During the summer of 2016, five friends began imagining a human-powered trip across a large swath of Southcentral Alaska via sea kayak, fat-tire bikes and packraft. Before long, dreams became reality and they were off.
Kim McNett and Bjorn Olson started on the beach at their home in Homer, kayaked to Seward and then met their friends Ben Weaver, Amy Kippley and Daniel Countiss before biking out of town toward the Kenai River. There they switched to packrafts and floated downstream to the mouth of the Kenai, before reverting to fat bikes and pedaling the coastline back to Homer. All together, they covered about 450 miles in four weeks.
Through interviews and video, the adventurers shared their experiences and reflections about their journey in a new short film called "Instruments of Adventure." This collaborative film was shot and edited by Olson, with beautiful hand-drawn maps by McNett and audio by Weaver.
"Why instruments?" asks Olson. "It's easy to be lulled into thinking bicycles, kayaks, and packrafts are tools, which they are. But as any craftsperson knows, a well-handled tool can be performed like an instrument. The instruments of adventure are meant to be played … ideally, with like-minded friends in primordial hinterlands."
A friend provided a base of operation in Seward. The couple stashed their bikes and rafts before the trip and swapped gear once the kayak portion was behind them.

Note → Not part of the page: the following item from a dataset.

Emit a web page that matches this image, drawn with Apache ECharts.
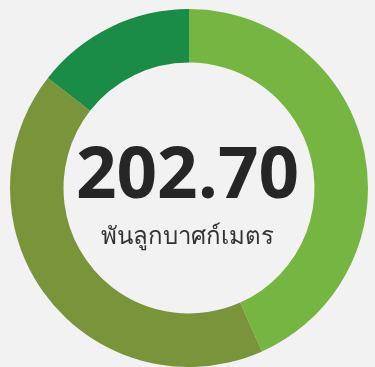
<!DOCTYPE html>
<html>
<head>
<meta charset="utf-8">
<style>
  html, body { margin: 0; padding: 0; background: #f2f2f2; }
  #chart { width: 375px; height: 367px; }
</style>
<script src="https://cdn.jsdelivr.net/npm/echarts@6/dist/echarts.min.js"></script>
</head>
<body>
<div id="chart"></div>
<script>
  // Volume shares (thousand cubic metres)
  const categories = ['A', 'B', 'C'];
  const values = [87.8, 85.6, 29.3];
  const colors = ['#77b543', '#7a943c', '#1a8c47'];
  const unitLabel = 'พันลูกบาศก์เมตร';

  const total = values.reduce((s, v) => s + v, 0);

  const chart = echarts.init(document.getElementById('chart'), null, { renderer: 'canvas' });
  chart.setOption({
    backgroundColor: '#f2f2f2',
    animation: false,
    series: [{
      type: 'pie',
      center: [189, 188],
      radius: [125.5, 179],
      startAngle: 90,
      clockwise: true,
      silent: true,
      label: { show: false },
      labelLine: { show: false },
      itemStyle: { borderWidth: 0 },
      data: categories.map((c, i) => ({
        name: c,
        value: values[i],
        itemStyle: { color: colors[i] }
      }))
    }],
    graphic: [
      {
        type: 'text',
        left: 'center',
        top: 142,
        style: {
          text: total.toFixed(2),
          font: 'bold 71px "Open Sans", "Noto Sans", sans-serif',
          fill: '#262626'
        }
      },
      {
        type: 'text',
        left: 'center',
        top: 225,
        style: {
          text: unitLabel,
          font: '24px "Noto Sans", "Open Sans", sans-serif',
          fill: '#333333'
        }
      }
    ]
  });
</script>
</body>
</html>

"A huge appeal of going on adventures like this is that I get to have intimate experiences with nature," said McNett.
"We paddled into a pod of humpbacks," Olson said of a portion of the paddle through the Kenai Fjords. "They were moving around in the water pretty fast chasing after these little fish as I was filming. I heard Kim scream. I looked behind and one was right beneath her. It kind of flipped its pectoral fin."
What else? Spotted along way were sea lions, seals, sea and river otters, orcas, mountain goats, black bear — even a lone wolf.
"Having these tools like the packraft and the fat bike, it allows you to get to places to have those experiences. But unlike walking … if you're on the fatbike it's kind of like being a kid, which I think is a huge part of exploring," said Weaver. "All this adult seriousness isn't necessarily the only (way to be) connected to the land. Being playful is a big part of it."